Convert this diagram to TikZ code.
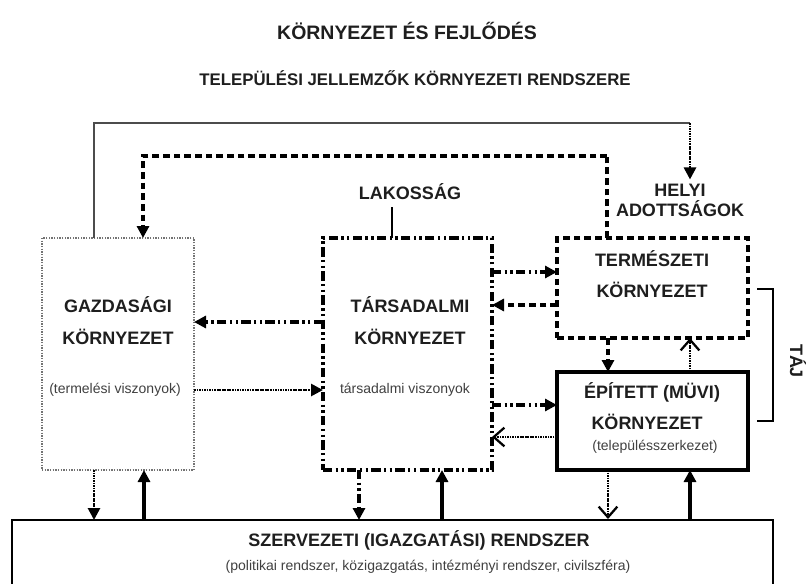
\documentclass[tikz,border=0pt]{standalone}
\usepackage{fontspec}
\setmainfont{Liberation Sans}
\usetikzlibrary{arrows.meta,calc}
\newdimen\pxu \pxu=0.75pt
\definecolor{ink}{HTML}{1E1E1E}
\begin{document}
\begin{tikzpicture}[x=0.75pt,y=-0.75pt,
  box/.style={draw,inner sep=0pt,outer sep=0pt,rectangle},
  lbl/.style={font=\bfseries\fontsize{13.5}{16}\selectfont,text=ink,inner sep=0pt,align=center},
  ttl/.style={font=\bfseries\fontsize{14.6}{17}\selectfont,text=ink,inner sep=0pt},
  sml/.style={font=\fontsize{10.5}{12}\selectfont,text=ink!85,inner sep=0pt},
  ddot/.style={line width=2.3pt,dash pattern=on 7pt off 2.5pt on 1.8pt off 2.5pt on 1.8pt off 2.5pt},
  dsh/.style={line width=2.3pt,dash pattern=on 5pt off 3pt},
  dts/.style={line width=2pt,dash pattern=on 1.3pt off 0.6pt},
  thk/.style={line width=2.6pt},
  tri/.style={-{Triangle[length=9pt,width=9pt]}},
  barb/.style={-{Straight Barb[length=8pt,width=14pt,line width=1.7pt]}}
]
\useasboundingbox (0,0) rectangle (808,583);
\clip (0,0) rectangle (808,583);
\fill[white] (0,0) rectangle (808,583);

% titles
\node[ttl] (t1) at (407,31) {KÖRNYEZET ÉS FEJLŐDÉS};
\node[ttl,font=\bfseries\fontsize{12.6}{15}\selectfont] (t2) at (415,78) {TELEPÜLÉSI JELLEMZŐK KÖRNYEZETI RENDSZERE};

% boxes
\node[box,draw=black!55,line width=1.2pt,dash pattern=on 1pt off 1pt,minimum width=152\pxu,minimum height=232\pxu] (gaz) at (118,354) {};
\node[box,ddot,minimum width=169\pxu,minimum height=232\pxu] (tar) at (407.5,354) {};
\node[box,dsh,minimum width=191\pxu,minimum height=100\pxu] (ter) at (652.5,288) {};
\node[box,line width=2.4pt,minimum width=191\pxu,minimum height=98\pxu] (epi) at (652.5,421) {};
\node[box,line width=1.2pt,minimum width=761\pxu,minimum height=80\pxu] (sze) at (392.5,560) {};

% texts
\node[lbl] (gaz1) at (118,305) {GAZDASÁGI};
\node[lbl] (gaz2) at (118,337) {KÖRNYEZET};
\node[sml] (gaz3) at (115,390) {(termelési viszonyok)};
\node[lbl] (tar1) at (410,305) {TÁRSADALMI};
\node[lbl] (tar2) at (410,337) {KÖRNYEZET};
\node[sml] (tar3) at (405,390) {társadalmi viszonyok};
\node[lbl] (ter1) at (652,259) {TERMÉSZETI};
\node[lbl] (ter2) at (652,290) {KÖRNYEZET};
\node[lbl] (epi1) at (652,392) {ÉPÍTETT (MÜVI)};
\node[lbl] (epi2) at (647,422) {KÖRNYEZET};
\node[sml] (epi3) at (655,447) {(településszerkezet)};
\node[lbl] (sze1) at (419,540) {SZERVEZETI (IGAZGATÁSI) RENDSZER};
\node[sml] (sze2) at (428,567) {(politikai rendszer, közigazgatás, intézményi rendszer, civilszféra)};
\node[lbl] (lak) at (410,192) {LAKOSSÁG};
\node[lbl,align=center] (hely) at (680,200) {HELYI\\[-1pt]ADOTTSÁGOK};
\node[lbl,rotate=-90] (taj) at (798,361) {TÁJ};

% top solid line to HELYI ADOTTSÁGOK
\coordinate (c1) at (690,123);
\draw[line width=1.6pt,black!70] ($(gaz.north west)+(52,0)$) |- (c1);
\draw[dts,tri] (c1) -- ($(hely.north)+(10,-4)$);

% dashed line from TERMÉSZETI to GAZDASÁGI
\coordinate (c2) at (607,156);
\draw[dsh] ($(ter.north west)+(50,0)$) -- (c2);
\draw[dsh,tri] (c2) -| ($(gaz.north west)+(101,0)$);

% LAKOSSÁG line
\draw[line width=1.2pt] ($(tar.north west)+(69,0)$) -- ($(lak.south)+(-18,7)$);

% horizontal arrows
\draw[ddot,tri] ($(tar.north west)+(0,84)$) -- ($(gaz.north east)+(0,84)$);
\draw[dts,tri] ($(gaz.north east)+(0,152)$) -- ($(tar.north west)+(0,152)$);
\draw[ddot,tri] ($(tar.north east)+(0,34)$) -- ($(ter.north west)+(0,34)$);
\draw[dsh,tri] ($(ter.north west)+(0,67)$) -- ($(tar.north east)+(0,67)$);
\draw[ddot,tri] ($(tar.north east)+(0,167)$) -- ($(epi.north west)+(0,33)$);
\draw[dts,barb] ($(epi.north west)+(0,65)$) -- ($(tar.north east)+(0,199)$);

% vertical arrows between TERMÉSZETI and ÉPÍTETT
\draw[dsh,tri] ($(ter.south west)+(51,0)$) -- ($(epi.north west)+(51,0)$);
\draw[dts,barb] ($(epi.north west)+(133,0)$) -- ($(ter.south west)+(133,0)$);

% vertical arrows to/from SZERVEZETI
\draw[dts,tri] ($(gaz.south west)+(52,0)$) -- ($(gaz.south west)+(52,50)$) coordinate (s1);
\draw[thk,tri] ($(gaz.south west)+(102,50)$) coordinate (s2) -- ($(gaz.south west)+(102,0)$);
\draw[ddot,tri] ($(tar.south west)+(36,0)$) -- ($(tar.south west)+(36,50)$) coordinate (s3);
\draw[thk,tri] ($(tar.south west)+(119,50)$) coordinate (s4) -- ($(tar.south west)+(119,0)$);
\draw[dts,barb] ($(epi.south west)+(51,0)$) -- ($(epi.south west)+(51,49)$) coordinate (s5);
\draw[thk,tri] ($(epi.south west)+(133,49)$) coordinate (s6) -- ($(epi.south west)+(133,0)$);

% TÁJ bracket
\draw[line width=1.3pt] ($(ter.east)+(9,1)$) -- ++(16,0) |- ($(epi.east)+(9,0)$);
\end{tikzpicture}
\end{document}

○ ○ ○ ○ ○ ○ ○

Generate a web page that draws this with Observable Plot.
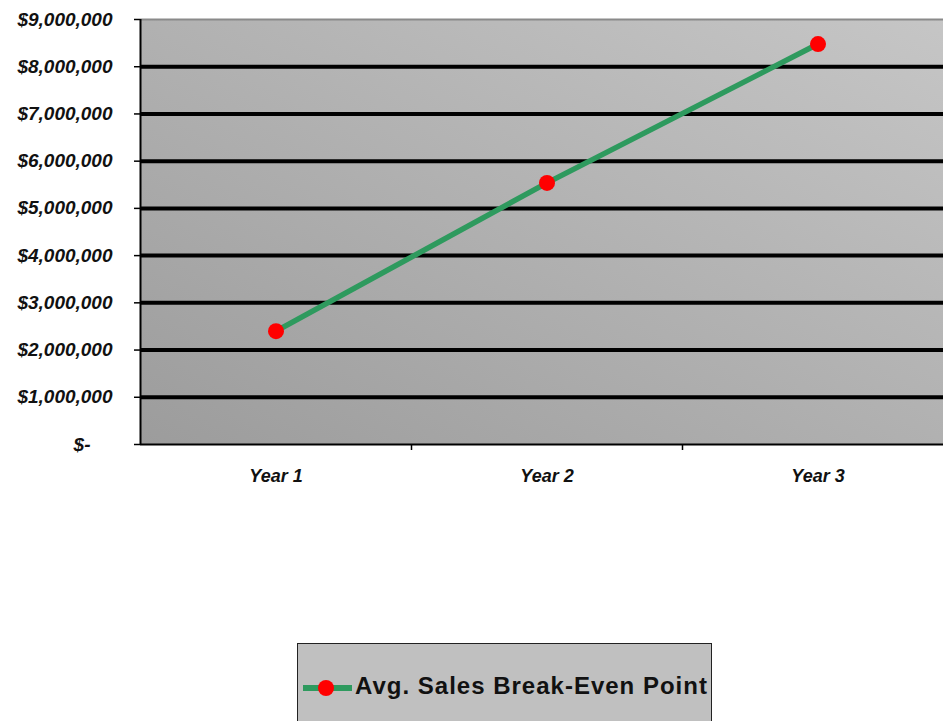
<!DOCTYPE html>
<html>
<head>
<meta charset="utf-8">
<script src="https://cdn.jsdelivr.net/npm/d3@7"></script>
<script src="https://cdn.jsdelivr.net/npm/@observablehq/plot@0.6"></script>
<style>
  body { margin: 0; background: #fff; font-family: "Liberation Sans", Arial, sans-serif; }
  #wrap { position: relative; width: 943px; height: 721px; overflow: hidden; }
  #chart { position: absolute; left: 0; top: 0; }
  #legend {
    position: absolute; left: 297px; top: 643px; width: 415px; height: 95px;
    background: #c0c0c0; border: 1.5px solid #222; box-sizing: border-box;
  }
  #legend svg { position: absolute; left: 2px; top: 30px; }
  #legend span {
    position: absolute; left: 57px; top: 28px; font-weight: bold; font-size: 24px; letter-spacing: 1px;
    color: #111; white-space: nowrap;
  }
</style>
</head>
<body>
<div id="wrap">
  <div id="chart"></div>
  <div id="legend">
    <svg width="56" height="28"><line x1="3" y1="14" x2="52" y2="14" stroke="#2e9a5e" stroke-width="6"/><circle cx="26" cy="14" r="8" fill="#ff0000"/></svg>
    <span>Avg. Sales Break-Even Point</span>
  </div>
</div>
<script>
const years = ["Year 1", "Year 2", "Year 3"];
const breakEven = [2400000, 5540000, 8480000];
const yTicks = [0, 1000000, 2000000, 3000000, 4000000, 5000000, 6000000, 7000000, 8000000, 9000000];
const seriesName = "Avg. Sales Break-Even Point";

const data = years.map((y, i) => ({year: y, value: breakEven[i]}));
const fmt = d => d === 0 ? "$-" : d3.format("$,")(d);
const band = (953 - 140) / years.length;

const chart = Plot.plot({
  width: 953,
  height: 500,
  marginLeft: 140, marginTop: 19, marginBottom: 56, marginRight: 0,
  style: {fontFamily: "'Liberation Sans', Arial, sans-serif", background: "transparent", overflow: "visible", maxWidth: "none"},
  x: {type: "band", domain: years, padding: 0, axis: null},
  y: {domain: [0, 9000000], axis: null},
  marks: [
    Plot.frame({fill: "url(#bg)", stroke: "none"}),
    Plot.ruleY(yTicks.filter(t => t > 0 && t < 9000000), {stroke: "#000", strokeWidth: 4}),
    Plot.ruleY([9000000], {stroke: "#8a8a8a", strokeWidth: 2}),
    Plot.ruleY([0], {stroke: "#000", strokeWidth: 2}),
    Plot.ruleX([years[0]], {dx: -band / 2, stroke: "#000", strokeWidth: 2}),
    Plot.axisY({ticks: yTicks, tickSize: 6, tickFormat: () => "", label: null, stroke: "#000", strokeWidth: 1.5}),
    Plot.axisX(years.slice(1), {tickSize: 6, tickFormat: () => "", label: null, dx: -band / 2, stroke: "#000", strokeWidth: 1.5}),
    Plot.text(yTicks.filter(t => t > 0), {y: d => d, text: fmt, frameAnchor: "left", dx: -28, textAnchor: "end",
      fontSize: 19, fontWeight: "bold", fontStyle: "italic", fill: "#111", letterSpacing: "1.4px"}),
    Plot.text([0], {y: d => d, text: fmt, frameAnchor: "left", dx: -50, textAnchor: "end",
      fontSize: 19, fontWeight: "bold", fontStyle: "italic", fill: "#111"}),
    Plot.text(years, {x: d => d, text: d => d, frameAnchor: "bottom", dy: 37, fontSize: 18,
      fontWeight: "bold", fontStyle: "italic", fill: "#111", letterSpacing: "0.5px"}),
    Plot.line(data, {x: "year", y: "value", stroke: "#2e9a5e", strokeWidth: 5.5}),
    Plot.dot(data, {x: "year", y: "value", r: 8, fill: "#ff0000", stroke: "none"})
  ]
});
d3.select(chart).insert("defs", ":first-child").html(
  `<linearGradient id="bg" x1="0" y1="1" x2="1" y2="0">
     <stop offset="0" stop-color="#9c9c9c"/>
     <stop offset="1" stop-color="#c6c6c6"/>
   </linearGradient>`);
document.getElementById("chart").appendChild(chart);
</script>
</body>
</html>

○ ○ ○ ○ ○ ○ ○

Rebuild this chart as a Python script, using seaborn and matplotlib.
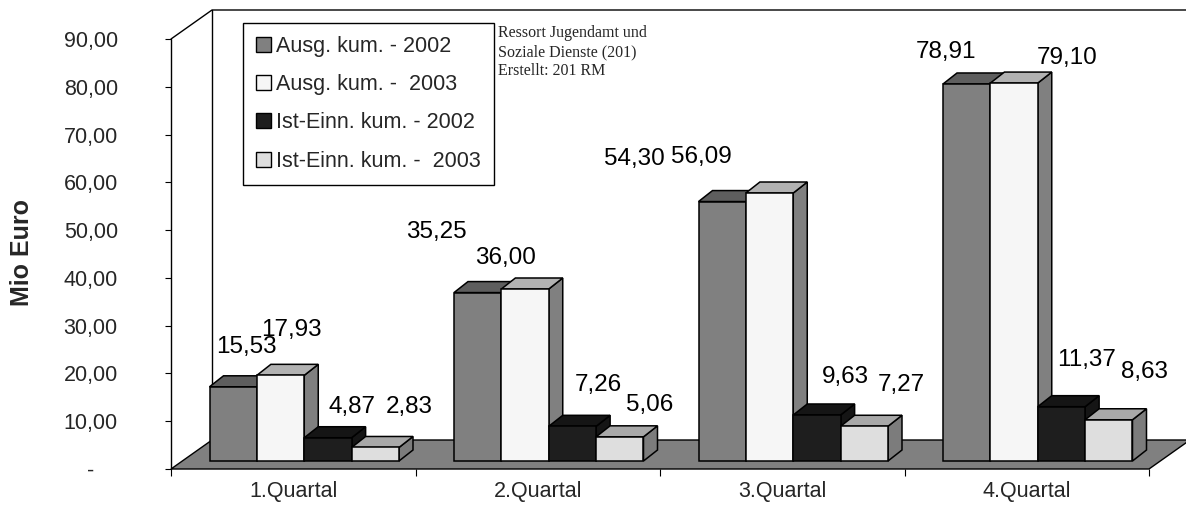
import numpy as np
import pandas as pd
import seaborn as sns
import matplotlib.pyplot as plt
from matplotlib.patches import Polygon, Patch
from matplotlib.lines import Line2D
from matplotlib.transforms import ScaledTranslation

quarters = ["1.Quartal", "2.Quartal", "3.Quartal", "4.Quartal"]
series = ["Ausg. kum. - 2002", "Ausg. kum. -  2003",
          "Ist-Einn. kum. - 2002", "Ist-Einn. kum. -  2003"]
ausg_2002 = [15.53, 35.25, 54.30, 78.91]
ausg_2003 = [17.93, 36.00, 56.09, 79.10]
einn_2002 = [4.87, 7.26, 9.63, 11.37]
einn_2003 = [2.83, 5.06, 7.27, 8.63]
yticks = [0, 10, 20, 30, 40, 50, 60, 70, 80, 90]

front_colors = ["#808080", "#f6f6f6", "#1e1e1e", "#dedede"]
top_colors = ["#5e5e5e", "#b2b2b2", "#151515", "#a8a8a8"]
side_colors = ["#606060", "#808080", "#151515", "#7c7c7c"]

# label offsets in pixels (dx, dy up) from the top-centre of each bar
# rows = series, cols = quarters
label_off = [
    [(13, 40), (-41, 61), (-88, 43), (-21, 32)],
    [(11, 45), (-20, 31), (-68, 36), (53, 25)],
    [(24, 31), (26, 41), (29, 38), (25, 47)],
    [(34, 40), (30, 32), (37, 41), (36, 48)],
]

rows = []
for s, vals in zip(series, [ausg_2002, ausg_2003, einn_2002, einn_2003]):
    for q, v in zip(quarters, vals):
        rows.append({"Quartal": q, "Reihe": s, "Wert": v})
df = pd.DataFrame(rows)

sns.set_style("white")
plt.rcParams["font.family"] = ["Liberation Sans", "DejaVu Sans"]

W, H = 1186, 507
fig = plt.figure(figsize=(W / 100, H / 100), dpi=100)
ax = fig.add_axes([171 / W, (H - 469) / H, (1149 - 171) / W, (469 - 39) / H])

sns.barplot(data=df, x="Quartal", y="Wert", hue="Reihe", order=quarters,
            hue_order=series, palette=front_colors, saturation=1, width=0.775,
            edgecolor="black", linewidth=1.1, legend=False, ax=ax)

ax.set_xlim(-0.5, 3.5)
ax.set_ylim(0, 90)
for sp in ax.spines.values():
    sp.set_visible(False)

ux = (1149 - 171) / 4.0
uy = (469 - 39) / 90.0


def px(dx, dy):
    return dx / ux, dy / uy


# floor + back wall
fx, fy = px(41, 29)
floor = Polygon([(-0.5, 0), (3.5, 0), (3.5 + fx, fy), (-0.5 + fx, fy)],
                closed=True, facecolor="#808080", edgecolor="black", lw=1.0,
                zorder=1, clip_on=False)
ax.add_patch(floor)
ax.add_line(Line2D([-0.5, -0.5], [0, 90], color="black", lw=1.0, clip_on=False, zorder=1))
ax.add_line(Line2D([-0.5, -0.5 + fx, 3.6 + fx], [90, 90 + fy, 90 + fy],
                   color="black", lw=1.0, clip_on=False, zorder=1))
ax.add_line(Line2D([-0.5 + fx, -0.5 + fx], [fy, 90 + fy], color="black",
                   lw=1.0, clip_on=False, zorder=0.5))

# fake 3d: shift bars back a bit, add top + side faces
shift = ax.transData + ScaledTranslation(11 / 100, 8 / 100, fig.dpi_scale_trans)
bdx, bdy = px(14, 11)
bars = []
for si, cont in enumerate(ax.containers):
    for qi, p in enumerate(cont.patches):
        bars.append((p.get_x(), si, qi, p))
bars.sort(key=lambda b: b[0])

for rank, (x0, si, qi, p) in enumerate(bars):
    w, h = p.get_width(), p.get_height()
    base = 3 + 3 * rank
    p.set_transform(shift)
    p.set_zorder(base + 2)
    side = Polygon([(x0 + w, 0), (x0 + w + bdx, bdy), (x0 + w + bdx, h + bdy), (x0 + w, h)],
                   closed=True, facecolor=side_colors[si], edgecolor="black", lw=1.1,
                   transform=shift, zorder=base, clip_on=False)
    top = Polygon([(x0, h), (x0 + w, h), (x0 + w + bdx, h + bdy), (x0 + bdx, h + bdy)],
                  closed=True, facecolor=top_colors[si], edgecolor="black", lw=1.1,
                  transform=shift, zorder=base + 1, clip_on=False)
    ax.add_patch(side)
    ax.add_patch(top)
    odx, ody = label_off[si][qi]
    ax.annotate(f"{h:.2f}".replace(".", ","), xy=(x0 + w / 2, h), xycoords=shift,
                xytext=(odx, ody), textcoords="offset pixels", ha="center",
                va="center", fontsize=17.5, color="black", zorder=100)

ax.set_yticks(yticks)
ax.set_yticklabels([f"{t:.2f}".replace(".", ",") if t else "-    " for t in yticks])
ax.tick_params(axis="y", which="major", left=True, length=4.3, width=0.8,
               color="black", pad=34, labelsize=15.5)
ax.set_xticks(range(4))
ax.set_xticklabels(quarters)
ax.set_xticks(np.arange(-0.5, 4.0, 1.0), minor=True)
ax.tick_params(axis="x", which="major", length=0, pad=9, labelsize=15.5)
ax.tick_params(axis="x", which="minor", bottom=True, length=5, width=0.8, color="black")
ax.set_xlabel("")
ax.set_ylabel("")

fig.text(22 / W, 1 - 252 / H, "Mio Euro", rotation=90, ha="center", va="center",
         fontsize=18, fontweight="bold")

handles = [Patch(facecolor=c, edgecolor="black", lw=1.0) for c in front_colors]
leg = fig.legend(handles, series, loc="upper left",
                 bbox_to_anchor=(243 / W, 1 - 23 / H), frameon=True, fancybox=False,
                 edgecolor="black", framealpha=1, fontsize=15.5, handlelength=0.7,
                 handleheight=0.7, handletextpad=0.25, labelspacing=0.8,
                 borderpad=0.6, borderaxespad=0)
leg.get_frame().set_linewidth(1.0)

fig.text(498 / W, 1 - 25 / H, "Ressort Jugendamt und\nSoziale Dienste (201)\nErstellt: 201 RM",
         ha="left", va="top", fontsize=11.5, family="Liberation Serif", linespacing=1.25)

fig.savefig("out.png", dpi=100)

○ ○ ○ ○ ○ ○ ○

Problem statement - Copy whichever lines in the listing above contain the word "chart".

Completed task -
  #chart { position: absolute; left: 0; top: 0; }
  <div id="chart"></div>
const chart = Plot.plot({
d3.select(chart).insert("defs", ":first-child").html(
document.getElementById("chart").appendChild(chart);
Rebuild this chart as a Python script, using seaborn and matplotlib.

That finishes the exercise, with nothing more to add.